▶ [Short problem] Sift the listing for lines that hold the string "matplotlib" and pull them out.

▶ [Material]
==============================
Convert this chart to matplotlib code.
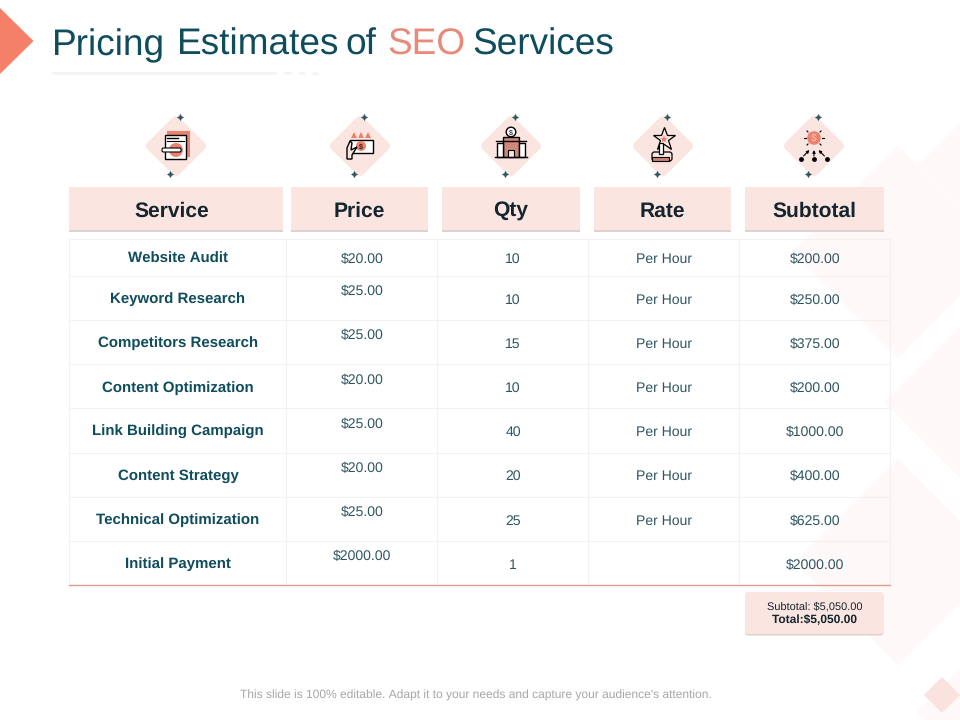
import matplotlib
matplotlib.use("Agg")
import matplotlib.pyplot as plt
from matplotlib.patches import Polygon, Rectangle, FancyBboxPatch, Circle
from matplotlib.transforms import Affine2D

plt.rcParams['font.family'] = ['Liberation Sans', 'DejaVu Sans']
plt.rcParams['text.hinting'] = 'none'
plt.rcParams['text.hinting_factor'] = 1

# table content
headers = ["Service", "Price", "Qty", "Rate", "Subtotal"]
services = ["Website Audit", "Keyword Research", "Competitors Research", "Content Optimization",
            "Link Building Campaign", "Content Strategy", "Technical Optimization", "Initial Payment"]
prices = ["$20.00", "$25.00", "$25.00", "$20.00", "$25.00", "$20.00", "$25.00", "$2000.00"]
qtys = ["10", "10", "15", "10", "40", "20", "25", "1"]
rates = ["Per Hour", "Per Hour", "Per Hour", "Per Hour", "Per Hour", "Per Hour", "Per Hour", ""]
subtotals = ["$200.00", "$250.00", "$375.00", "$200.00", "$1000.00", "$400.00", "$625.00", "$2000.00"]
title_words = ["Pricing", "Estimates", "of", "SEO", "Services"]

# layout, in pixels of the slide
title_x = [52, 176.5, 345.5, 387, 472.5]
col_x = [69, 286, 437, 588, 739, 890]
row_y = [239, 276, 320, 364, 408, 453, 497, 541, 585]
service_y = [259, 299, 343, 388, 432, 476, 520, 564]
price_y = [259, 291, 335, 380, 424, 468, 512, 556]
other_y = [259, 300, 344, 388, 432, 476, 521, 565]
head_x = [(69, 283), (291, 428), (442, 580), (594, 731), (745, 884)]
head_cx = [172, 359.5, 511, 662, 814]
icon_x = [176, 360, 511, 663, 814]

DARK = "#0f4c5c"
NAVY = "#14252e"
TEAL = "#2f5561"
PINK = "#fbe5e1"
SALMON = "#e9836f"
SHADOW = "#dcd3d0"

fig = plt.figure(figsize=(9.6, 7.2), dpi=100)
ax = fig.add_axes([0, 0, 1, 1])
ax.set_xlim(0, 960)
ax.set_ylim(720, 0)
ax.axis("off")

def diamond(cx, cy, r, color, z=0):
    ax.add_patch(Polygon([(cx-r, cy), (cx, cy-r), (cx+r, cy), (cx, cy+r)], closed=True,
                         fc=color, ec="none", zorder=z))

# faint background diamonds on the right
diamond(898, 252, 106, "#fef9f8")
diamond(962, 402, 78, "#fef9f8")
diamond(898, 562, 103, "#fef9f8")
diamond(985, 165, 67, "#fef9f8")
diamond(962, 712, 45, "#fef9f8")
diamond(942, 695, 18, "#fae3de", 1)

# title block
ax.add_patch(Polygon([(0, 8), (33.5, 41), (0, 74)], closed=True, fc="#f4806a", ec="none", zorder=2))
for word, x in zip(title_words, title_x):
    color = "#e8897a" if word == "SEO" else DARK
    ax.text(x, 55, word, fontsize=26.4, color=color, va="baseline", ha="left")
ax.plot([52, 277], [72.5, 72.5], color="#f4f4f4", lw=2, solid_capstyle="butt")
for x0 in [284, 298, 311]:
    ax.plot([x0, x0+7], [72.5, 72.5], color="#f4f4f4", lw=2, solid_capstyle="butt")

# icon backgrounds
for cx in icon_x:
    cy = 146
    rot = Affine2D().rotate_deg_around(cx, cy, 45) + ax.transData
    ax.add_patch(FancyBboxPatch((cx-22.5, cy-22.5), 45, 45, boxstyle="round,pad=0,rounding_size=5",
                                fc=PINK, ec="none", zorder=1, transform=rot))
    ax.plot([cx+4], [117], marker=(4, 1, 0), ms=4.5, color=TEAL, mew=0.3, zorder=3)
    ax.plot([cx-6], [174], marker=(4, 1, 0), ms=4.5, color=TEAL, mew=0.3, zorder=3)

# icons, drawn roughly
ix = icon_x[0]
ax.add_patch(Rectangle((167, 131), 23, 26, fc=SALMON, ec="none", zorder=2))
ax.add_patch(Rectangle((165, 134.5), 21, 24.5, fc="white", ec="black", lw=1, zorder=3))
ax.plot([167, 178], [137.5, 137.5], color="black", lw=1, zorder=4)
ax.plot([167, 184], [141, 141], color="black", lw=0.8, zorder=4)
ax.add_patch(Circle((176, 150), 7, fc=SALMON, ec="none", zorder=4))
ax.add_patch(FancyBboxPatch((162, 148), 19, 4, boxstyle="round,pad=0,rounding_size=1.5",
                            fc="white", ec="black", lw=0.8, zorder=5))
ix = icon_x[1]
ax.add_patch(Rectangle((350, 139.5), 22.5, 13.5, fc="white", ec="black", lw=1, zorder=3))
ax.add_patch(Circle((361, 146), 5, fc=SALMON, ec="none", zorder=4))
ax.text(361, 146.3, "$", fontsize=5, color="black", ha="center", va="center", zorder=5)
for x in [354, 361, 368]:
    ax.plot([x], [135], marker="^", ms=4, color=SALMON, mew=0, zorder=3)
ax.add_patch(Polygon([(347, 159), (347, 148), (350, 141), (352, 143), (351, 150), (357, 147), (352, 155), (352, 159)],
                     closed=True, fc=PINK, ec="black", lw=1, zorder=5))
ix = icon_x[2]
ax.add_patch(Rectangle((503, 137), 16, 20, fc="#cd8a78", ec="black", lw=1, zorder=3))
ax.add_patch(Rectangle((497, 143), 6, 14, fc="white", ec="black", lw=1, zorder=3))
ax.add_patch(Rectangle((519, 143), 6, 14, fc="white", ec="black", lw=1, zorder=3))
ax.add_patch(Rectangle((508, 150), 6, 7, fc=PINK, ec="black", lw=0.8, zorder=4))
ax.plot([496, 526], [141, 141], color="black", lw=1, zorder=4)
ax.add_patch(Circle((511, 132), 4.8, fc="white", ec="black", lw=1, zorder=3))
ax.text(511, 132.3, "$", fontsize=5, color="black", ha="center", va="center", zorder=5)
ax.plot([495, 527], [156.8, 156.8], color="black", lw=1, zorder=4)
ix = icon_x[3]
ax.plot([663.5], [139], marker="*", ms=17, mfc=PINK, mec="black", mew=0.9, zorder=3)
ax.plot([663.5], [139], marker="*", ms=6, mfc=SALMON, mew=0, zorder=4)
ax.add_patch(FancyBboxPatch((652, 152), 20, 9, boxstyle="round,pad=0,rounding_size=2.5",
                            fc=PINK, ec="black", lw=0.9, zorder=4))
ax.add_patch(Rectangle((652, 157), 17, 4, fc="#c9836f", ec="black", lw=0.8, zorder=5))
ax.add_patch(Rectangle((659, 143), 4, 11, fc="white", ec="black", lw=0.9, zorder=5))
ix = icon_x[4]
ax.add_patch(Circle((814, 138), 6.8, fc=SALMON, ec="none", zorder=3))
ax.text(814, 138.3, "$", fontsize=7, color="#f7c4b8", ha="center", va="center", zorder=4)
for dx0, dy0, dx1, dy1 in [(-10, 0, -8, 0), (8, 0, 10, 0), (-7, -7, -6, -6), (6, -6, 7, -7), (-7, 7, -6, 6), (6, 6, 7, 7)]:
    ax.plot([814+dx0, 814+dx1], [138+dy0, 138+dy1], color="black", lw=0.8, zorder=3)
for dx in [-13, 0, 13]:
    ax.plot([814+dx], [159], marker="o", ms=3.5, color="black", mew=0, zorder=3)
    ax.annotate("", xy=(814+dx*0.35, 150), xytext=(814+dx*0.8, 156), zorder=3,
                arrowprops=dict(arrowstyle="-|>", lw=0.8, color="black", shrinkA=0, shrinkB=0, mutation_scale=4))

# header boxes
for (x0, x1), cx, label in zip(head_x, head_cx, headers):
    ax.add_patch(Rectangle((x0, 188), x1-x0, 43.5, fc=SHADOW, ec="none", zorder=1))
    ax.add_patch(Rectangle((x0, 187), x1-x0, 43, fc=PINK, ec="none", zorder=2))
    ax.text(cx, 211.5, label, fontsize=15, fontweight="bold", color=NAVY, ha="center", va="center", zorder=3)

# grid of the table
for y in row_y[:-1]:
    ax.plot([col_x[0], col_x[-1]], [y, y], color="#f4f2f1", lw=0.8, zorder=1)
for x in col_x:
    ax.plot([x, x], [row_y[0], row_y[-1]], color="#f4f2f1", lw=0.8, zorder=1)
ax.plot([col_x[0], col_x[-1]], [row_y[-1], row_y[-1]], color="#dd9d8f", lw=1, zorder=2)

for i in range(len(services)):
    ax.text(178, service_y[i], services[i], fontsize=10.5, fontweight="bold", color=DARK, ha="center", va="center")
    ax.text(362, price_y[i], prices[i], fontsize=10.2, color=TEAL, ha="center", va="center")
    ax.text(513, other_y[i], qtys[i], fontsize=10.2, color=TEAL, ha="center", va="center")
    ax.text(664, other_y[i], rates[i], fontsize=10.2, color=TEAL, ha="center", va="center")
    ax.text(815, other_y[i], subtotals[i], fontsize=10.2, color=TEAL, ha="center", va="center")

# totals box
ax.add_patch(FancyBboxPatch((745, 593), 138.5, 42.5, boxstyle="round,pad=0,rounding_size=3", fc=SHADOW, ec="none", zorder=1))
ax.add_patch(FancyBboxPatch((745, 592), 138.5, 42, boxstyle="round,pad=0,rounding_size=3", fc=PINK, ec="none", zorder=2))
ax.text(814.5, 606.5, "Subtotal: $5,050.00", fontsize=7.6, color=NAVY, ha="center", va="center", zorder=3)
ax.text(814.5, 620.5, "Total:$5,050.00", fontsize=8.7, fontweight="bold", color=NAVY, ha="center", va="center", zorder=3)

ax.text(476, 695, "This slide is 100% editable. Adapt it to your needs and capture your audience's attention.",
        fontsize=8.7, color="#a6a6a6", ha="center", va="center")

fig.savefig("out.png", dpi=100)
==============================
▶ [Exercise response]
Convert this chart to matplotlib code.
import matplotlib
matplotlib.use("Agg")
import matplotlib.pyplot as plt
from matplotlib.patches import Polygon, Rectangle, FancyBboxPatch, Circle
from matplotlib.transforms import Affine2D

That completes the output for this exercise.